[start]

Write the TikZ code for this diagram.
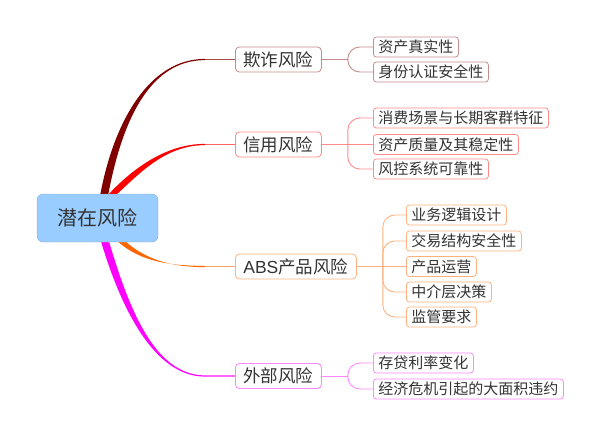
\documentclass[tikz,border=0pt]{standalone}
\usepackage{fontspec}
\setmainfont{Liberation Sans}
\newfontfamily\cjk{Noto Sans CJK SC}
\usetikzlibrary{calc,backgrounds}
\definecolor{txt}{HTML}{333333}
\definecolor{rootblue}{HTML}{99CCFF}
\definecolor{rootborder}{HTML}{8EAACB}
\definecolor{cA}{HTML}{800000}
\definecolor{cAl}{HTML}{C48C8C}
\definecolor{cB}{HTML}{FF0000}
\definecolor{cBl}{HTML}{FF8A8A}
\definecolor{cC}{HTML}{FF6600}
\definecolor{cCl}{HTML}{FFB27F}
\definecolor{cD}{HTML}{FF00FF}
\definecolor{cDl}{HTML}{FF88FF}
\tikzset{
  rootbox/.style={draw=rootborder, fill=rootblue, rounded corners=6pt,
    minimum width=121pt, minimum height=48pt, inner sep=0pt,
    font=\cjk\fontsize{20}{20}\selectfont, text=txt},
  mainbox/.style={draw=#1, fill=white, rounded corners=4pt, anchor=west,
    minimum height=25pt, inner xsep=8pt, inner ysep=0pt,
    font=\cjk\fontsize{17.5}{17.5}\selectfont, text=txt, line width=0.8pt},
  leafbox/.style={draw=#1, fill=white, rounded corners=3pt, anchor=west,
    minimum height=20pt, inner xsep=5pt, inner ysep=0pt,
    font=\cjk\fontsize{15}{15}\selectfont, text=txt, line width=0.8pt},
  sub/.style={draw=#1, line width=0.9pt, rounded corners=12pt},
}
\begin{document}
\begin{tikzpicture}[x=1pt,y=-1pt]
\useasboundingbox (0,0) rectangle (600,436);
\node[rootbox] (root) at (97.5,218) {潜在风险};

\node[mainbox=cAl] (b1) at (235,59.5) {欺诈风险};
\node[mainbox=cBl] (b2) at (235,144.5) {信用风险};
\node[mainbox=cCl] (b3) at (235,266.5) {{\rmfamily ABS}产品风险};
\node[mainbox=cDl] (b4) at (235,376) {外部风险};

\node[leafbox=cAl] (l11) at (373,47) {资产真实性};
\node[leafbox=cAl] (l12) at (373,72) {身份认证安全性};

\node[leafbox=cBl] (l21) at (373,118) {消费场景与长期客群特征};
\node[leafbox=cBl] (l22) at (373,144.5) {资产质量及其稳定性};
\node[leafbox=cBl] (l23) at (373,169) {风控系统可靠性};

\node[leafbox=cCl] (l31) at (406,215) {业务逻辑设计};
\node[leafbox=cCl] (l32) at (406,241) {交易结构安全性};
\node[leafbox=cCl] (l33) at (406,266.5) {产品运营};
\node[leafbox=cCl] (l34) at (406,292) {中介层决策};
\node[leafbox=cCl] (l35) at (406,317) {监管要求};

\node[leafbox=cDl] (l41) at (373,363) {存贷利率变化};
\node[leafbox=cDl] (l42) at (373,389) {经济危机引起的大面积违约};

\begin{pgfonlayer}{background}
% tapered main connectors
\coordinate (s1) at (104,196);
\coordinate (e1) at ($(b1.west)+(-30,0)$);
\fill[cA] ($(s1)+(-4,0)$) .. controls (114,120) and (150,58.8) .. ($(e1)+(0,-0.6)$)
  -- ($(e1)+(0,0.6)$) .. controls (150,60.2) and (122,120) .. ($(s1)+(4,0)$) -- cycle;
\draw[cA!70!white, line width=1.1pt] (e1) -- (b1.west);

\coordinate (s2) at (111,196);
\coordinate (e2) at ($(b2.west)+(-30,0)$);
\fill[cB] ($(s2)+(-4,0)$) .. controls (131,170) and (165,143.8) .. ($(e2)+(0,-0.6)$)
  -- ($(e2)+(0,0.6)$) .. controls (165,145.2) and (139,174) .. ($(s2)+(4,0)$) -- cycle;
\draw[cB!60!white, line width=1.1pt] (e2) -- (b2.west);

\coordinate (s3) at (118,238);
\coordinate (e3) at ($(b3.west)+(-30,0)$);
\fill[cC] ($(s3)+(-4,0)$) .. controls (136,260) and (165,265.8) .. ($(e3)+(0,-0.6)$)
  -- ($(e3)+(0,0.6)$) .. controls (165,267.2) and (140,256) .. ($(s3)+(4,0)$) -- cycle;
\draw[cC!60!white, line width=1.1pt] (e3) -- (b3.west);

\coordinate (s4) at (104,238);
\coordinate (e4) at ($(b4.west)+(-30,0)$);
\fill[cD] ($(s4)+(-4,0)$) .. controls (121,310) and (155,376.7) .. ($(e4)+(0,0.6)$)
  -- ($(e4)+(0,-0.6)$) .. controls (155,375.3) and (129,310) .. ($(s4)+(4,0)$) -- cycle;
\draw[cD!60!white, line width=1.1pt] (e4) -- (b4.west);
\end{pgfonlayer}

% sub connectors
\coordinate (j1) at ($(b1.east)+(26,0)$);
\draw[sub=cAl] (b1.east) -- (j1);
\draw[sub=cAl] (j1) |- (l11.west);
\draw[sub=cAl] (j1) |- (l12.west);

\coordinate (j2) at ($(b2.east)+(26,0)$);
\draw[sub=cBl] (b2.east) -- (j2);
\draw[sub=cBl] (j2) |- (l21.west);
\draw[sub=cBl] (j2) -- (l22.west);
\draw[sub=cBl] (j2) |- (l23.west);

\coordinate (j3) at ($(b3.east)+(26,0)$);
\draw[sub=cCl] (b3.east) -- (j3);
\draw[sub=cCl] (j3) |- (l31.west);
\draw[sub=cCl] (j3) |- (l32.west);
\draw[sub=cCl] (j3) -- (l33.west);
\draw[sub=cCl] (j3) |- (l34.west);
\draw[sub=cCl] (j3) |- (l35.west);

\coordinate (j4) at ($(b4.east)+(26,0)$);
\draw[sub=cDl] (b4.east) -- (j4);
\draw[sub=cDl] (j4) |- (l41.west);
\draw[sub=cDl] (j4) |- (l42.west);
\end{tikzpicture}
\end{document}
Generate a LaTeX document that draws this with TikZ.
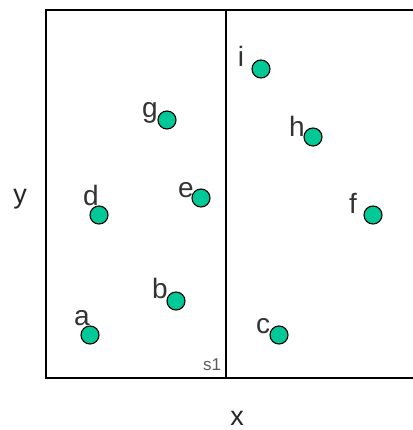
\documentclass[tikz,border=0pt]{standalone}
\usepackage{fontspec}
\setmainfont{Liberation Sans}
\usetikzlibrary{positioning}

\begin{document}
\begin{tikzpicture}[
    x=1pt, y=-1pt,
    pt/.style={circle, draw=black, line width=1.1pt, fill={rgb,255:red,0;green,200;blue,150}, minimum size=18pt, inner sep=0pt},
    lbl/.style={anchor=base, inner sep=0pt, text=black!80, font=\fontsize{28}{28}\selectfont},
    axis/.style={anchor=base, inner sep=0pt, text=black!85, font=\fontsize{27}{27}\selectfont}
]
    \useasboundingbox (0,0) rectangle (412,430);

    % frame and split line
    \coordinate (tl) at (46,10);
    \coordinate (tr) at (413,10);
    \coordinate (bl) at (46,378);
    \coordinate (br) at (413,378);
    \coordinate (st) at (226,10);
    \coordinate (sb) at (226,378);
    \draw[line width=1.1pt] (tr) -- (tl) -- (bl) -- (br);
    \draw[line width=1.1pt] (st) -- (sb);
    \node[anchor=base, inner sep=0pt, text=black!65, font=\fontsize{17}{17}\selectfont] (s1) at (212,370) {s1};

    % axis names
    \node[axis] (xname) at (237,425) {x};
    \node[axis] (yname) at (20,203) {y};

    % points
    \node[pt] (a) at (90,335) {};
    \node[pt] (b) at (176,301) {};
    \node[pt] (c) at (279,335) {};
    \node[pt] (d) at (99,215) {};
    \node[pt] (e) at (201,198) {};
    \node[pt] (f) at (373,215) {};
    \node[pt] (g) at (167,120) {};
    \node[pt] (h) at (313,137) {};
    \node[pt] (i) at (261,69) {};

    % point names
    \node[lbl] (a_name) at (82,325) {a};
    \node[lbl] (b_name) at (160,298) {b};
    \node[lbl] (c_name) at (263,333) {c};
    \node[lbl] (d_name) at (91,205) {d};
    \node[lbl] (e_name) at (186,197) {e};
    \node[lbl] (f_name) at (353,213) {f};
    \node[lbl] (g_name) at (150,118) {g};
    \node[lbl] (h_name) at (297,137) {h};
    \node[lbl] (i_name) at (241,67) {i};
\end{tikzpicture}
\end{document}
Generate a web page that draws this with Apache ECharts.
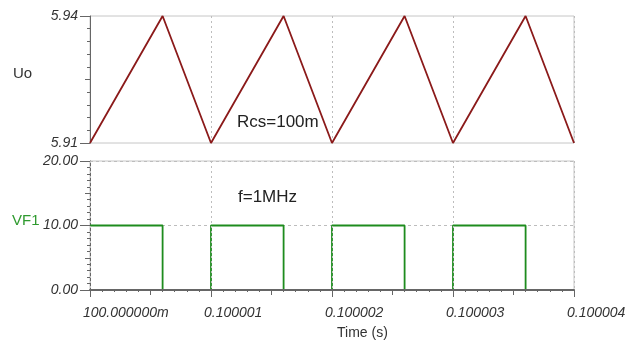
<!DOCTYPE html>
<html>
<head>
<meta charset="utf-8">
<script src="https://cdn.jsdelivr.net/npm/echarts@6/dist/echarts.min.js"></script>
<style>
  html, body { margin: 0; padding: 0; background: #fff; }
  #chart { width: 626px; height: 343px; }
</style>
</head>
<body>
<div id="chart"></div>
<script>
// Time axis in microseconds after t = 100 ms
const xTickLabels = ['100.000000m', '0.100001', '0.100002', '0.100003', '0.100004'];

// Output voltage Uo (V): triangle ripple corners
const uoTime = [0, 0.6, 1, 1.6, 2, 2.6, 3, 3.6, 4];
const uoValue = [5.91, 5.94, 5.91, 5.94, 5.91, 5.94, 5.91, 5.94, 5.91];

// Switch drive VF1 (V): level held from each edge until the next one
const vfTime = [0, 0.6, 1, 1.6, 2, 2.6, 3, 3.6, 4];
const vfValue = [10, 0, 10, 0, 10, 0, 10, 0, 0];

const uoRange = [5.91, 5.94];
const vfRange = [0, 20];

const FONT = '"Liberation Sans", Arial, sans-serif';
const AXIS_DARK = '#666';
const BORDER = '#c6c6c6';
const GRID_LINE = '#bdbdbd';

const chart = echarts.init(document.getElementById('chart'), null, { renderer: 'canvas' });

const labelStyle = { fontFamily: FONT, fontSize: 14, fontStyle: 'italic', color: '#333' };

function pairs(xs, ys) { return xs.map((x, i) => [x, ys[i]]); }

const option = {
  animation: false,
  backgroundColor: '#fff',
  grid: [
    { left: 90, right: 52, top: 16, height: 127, outerBoundsMode: 'none', containLabel: false,
      show: true, borderColor: BORDER, borderWidth: 1, backgroundColor: 'transparent' },
    { left: 90, right: 52, top: 161, height: 129, outerBoundsMode: 'none', containLabel: false,
      show: true, borderColor: BORDER, borderWidth: 1, backgroundColor: 'transparent' }
  ],
  xAxis: [
    { // upper plot time axis: grid lines only
      type: 'value', gridIndex: 0, position: 'bottom', min: 0, max: 4, interval: 1,
      axisLine: { show: false }, axisTick: { show: false }, axisLabel: { show: false },
      splitLine: { show: true, lineStyle: { color: GRID_LINE, type: [2, 3], width: 1 } }
    },
    { // lower plot time axis with labels
      type: 'value', gridIndex: 1, position: 'bottom', offset: 0, min: 0, max: 4, interval: 1, z: 5,
      axisLine: { show: true, lineStyle: { color: AXIS_DARK, width: 2 } },
      axisTick: { show: true, inside: false, length: 7, lineStyle: { color: AXIS_DARK } },
      axisLabel: Object.assign({
        margin: 16, align: 'left', padding: [0, 0, 0, -7],
        formatter: v => xTickLabels[Math.round(v)] || ''
      }, labelStyle),
      splitLine: { show: true, lineStyle: { color: GRID_LINE, type: [2, 3], width: 1 } }
    },
    { // lower plot half and tenth ticks
      type: 'value', gridIndex: 1, position: 'bottom', offset: 0, min: 0, max: 4, interval: 0.5, z: 5,
      axisLine: { show: false },
      axisTick: { show: true, length: 5, lineStyle: { color: AXIS_DARK } },
      minorTick: { show: true, splitNumber: 5, length: 2, lineStyle: { color: AXIS_DARK } },
      axisLabel: { show: false }, splitLine: { show: false }
    }
  ],
  yAxis: [
    { // Uo axis: end labels
      type: 'value', gridIndex: 0, position: 'left', offset: 0, min: uoRange[0], max: uoRange[1], interval: 0.03,
      axisLine: { show: true, lineStyle: { color: AXIS_DARK, width: 1 } },
      axisTick: { show: true, length: 10, lineStyle: { color: AXIS_DARK } },
      axisLabel: Object.assign({ margin: 12, formatter: v => v.toFixed(2) }, labelStyle),
      splitLine: { show: false }
    },
    { // Uo axis: mid and minor ticks
      type: 'value', gridIndex: 0, position: 'left', offset: 0, min: uoRange[0], max: uoRange[1], interval: 0.015,
      axisLine: { show: false },
      axisTick: { show: true, length: 5, lineStyle: { color: AXIS_DARK } },
      minorTick: { show: true, splitNumber: 5, length: 3, lineStyle: { color: AXIS_DARK } },
      axisLabel: { show: false }, splitLine: { show: false }
    },
    { // VF1 axis
      type: 'value', gridIndex: 1, position: 'left', offset: 0, min: vfRange[0], max: vfRange[1], interval: 10,
      axisLine: { show: true, lineStyle: { color: AXIS_DARK, width: 1 } },
      axisTick: { show: true, length: 10, lineStyle: { color: AXIS_DARK } },
      axisLabel: Object.assign({ margin: 12, formatter: v => v.toFixed(2) }, labelStyle),
      splitLine: { show: true, lineStyle: { color: GRID_LINE, type: [3, 3], width: 1 } }
    },
    { // VF1 axis: mid and minor ticks
      type: 'value', gridIndex: 1, position: 'left', offset: 0, min: vfRange[0], max: vfRange[1], interval: 5,
      axisLine: { show: false },
      axisTick: { show: true, length: 5, lineStyle: { color: AXIS_DARK } },
      minorTick: { show: true, splitNumber: 5, length: 3, lineStyle: { color: AXIS_DARK } },
      axisLabel: { show: false }, splitLine: { show: false }
    }
  ],
  series: [
    {
      name: 'Uo', type: 'line', xAxisIndex: 0, yAxisIndex: 0,
      data: pairs(uoTime, uoValue),
      showSymbol: false, symbol: 'none',
      lineStyle: { color: '#8b1a1a', width: 1.8 }
    },
    {
      name: 'VF1', type: 'line', xAxisIndex: 1, yAxisIndex: 2,
      data: pairs(vfTime, vfValue), step: 'end',
      showSymbol: false, symbol: 'none',
      lineStyle: { color: '#1e8c1e', width: 1.8 }
    }
  ],
  graphic: [
    { type: 'text', left: 13, top: 66, style: { text: 'Uo', fontFamily: FONT, fontSize: 15, fill: '#333' } },
    { type: 'text', left: 12, top: 213, style: { text: 'VF1', fontFamily: FONT, fontSize: 15, fill: '#2f9a2f' } },
    { type: 'text', left: 237, top: 114, style: { text: 'Rcs=100m', fontFamily: FONT, fontSize: 17, fill: '#222' } },
    { type: 'text', left: 238, top: 189, style: { text: 'f=1MHz', fontFamily: FONT, fontSize: 17, fill: '#222' } },
    { type: 'text', left: 337, top: 326, style: { text: 'Time (s)', fontFamily: FONT, fontSize: 14, fill: '#333' } }
  ]
};

chart.setOption(option);
</script>
</body>
</html>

[end]

Do this -
Give back, unchanged, each line from the one containing "Generate a web" through the one containing "5.91, 5.94, 5.91];". Pictures are to be left out.

Task output -
Generate a web page that draws this with Apache ECharts.
<!DOCTYPE html>
<html>
<head>
<meta charset="utf-8">
<script src="https://cdn.jsdelivr.net/npm/echarts@6/dist/echarts.min.js"></script>
<style>
  html, body { margin: 0; padding: 0; background: #fff; }
  #chart { width: 626px; height: 343px; }
</style>
</head>
<body>
<div id="chart"></div>
<script>
// Time axis in microseconds after t = 100 ms
const xTickLabels = ['100.000000m', '0.100001', '0.100002', '0.100003', '0.100004'];

// Output voltage Uo (V): triangle ripple corners
const uoTime = [0, 0.6, 1, 1.6, 2, 2.6, 3, 3.6, 4];
const uoValue = [5.91, 5.94, 5.91, 5.94, 5.91, 5.94, 5.91, 5.94, 5.91];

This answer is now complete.